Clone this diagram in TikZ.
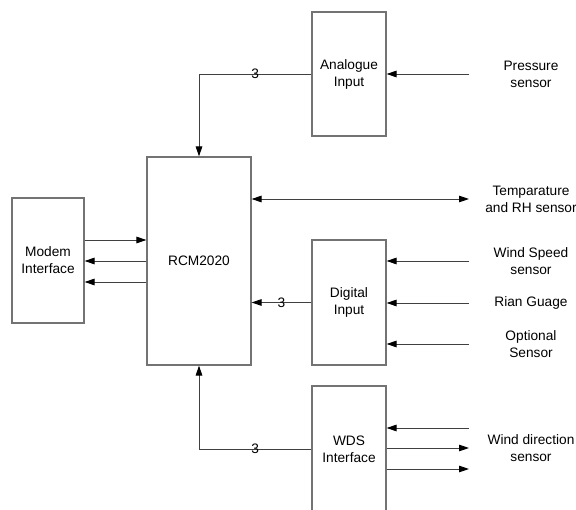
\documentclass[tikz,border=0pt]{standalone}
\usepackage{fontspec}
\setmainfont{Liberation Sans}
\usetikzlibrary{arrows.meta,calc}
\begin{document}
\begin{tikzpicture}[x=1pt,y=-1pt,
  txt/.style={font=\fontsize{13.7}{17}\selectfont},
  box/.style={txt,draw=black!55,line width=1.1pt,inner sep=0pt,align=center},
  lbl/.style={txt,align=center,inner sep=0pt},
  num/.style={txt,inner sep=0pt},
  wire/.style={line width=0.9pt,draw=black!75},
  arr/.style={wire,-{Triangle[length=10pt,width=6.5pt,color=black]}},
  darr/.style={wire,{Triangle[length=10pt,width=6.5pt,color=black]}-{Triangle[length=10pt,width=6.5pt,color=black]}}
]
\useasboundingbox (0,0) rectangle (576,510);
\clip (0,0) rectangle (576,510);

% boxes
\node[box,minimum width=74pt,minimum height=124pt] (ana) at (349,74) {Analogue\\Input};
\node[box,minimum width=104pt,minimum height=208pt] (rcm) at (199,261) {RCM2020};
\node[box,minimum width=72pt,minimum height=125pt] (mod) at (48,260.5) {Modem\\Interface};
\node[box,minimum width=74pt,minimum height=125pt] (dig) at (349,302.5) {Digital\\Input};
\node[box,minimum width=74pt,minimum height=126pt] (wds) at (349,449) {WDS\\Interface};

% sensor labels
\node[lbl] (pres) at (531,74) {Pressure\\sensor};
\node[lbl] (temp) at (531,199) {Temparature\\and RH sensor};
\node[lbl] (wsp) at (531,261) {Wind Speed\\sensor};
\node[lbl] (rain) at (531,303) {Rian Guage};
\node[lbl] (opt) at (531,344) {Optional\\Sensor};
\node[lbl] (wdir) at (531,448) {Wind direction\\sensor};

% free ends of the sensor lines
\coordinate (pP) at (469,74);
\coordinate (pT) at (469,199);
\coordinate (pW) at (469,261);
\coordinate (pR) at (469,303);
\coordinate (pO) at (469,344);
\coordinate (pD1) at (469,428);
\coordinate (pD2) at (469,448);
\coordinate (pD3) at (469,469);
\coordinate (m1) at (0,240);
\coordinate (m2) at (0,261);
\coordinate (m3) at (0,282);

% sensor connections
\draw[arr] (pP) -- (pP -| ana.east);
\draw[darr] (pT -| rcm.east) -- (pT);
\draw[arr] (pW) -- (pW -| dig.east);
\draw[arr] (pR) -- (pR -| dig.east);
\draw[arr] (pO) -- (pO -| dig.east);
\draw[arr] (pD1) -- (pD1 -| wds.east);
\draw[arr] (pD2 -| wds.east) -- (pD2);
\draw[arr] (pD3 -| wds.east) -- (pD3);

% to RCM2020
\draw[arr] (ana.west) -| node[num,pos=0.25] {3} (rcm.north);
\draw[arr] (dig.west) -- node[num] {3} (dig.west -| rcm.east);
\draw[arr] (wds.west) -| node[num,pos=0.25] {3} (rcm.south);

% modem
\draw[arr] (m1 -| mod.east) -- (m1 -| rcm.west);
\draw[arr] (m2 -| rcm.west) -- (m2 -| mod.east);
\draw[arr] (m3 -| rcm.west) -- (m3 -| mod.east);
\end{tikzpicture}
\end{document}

# EXERCISE AIM:
Pictures are excluded; copy all other data exactly as shown.

# PROBLEM SOLUTION:
Clone this diagram in TikZ.
\documentclass[tikz,border=0pt]{standalone}
\usepackage{fontspec}
\setmainfont{Liberation Sans}
\usetikzlibrary{arrows.meta,calc}
\begin{document}
\begin{tikzpicture}[x=1pt,y=-1pt,
  txt/.style={font=\fontsize{13.7}{17}\selectfont},
  box/.style={txt,draw=black!55,line width=1.1pt,inner sep=0pt,align=center},
  lbl/.style={txt,align=center,inner sep=0pt},
  num/.style={txt,inner sep=0pt},
  wire/.style={line width=0.9pt,draw=black!75},
  arr/.style={wire,-{Triangle[length=10pt,width=6.5pt,color=black]}},
  darr/.style={wire,{Triangle[length=10pt,width=6.5pt,color=black]}-{Triangle[length=10pt,width=6.5pt,color=black]}}
]
\useasboundingbox (0,0) rectangle (576,510);
\clip (0,0) rectangle (576,510);

% boxes
\node[box,minimum width=74pt,minimum height=124pt] (ana) at (349,74) {Analogue\\Input};
\node[box,minimum width=104pt,minimum height=208pt] (rcm) at (199,261) {RCM2020};
\node[box,minimum width=72pt,minimum height=125pt] (mod) at (48,260.5) {Modem\\Interface};
\node[box,minimum width=74pt,minimum height=125pt] (dig) at (349,302.5) {Digital\\Input};
\node[box,minimum width=74pt,minimum height=126pt] (wds) at (349,449) {WDS\\Interface};

% sensor labels
\node[lbl] (pres) at (531,74) {Pressure\\sensor};
\node[lbl] (temp) at (531,199) {Temparature\\and RH sensor};
\node[lbl] (wsp) at (531,261) {Wind Speed\\sensor};
\node[lbl] (rain) at (531,303) {Rian Guage};
\node[lbl] (opt) at (531,344) {Optional\\Sensor};
\node[lbl] (wdir) at (531,448) {Wind direction\\sensor};

% free ends of the sensor lines
\coordinate (pP) at (469,74);
\coordinate (pT) at (469,199);
\coordinate (pW) at (469,261);
\coordinate (pR) at (469,303);
\coordinate (pO) at (469,344);
\coordinate (pD1) at (469,428);
\coordinate (pD2) at (469,448);
\coordinate (pD3) at (469,469);
\coordinate (m1) at (0,240);
\coordinate (m2) at (0,261);
\coordinate (m3) at (0,282);

% sensor connections
\draw[arr] (pP) -- (pP -| ana.east);
\draw[darr] (pT -| rcm.east) -- (pT);
\draw[arr] (pW) -- (pW -| dig.east);
\draw[arr] (pR) -- (pR -| dig.east);
\draw[arr] (pO) -- (pO -| dig.east);
\draw[arr] (pD1) -- (pD1 -| wds.east);
\draw[arr] (pD2 -| wds.east) -- (pD2);
\draw[arr] (pD3 -| wds.east) -- (pD3);

% to RCM2020
\draw[arr] (ana.west) -| node[num,pos=0.25] {3} (rcm.north);
\draw[arr] (dig.west) -- node[num] {3} (dig.west -| rcm.east);
\draw[arr] (wds.west) -| node[num,pos=0.25] {3} (rcm.south);

% modem
\draw[arr] (m1 -| mod.east) -- (m1 -| rcm.west);
\draw[arr] (m2 -| rcm.west) -- (m2 -| mod.east);
\draw[arr] (m3 -| rcm.west) -- (m3 -| mod.east);
\end{tikzpicture}
\end{document}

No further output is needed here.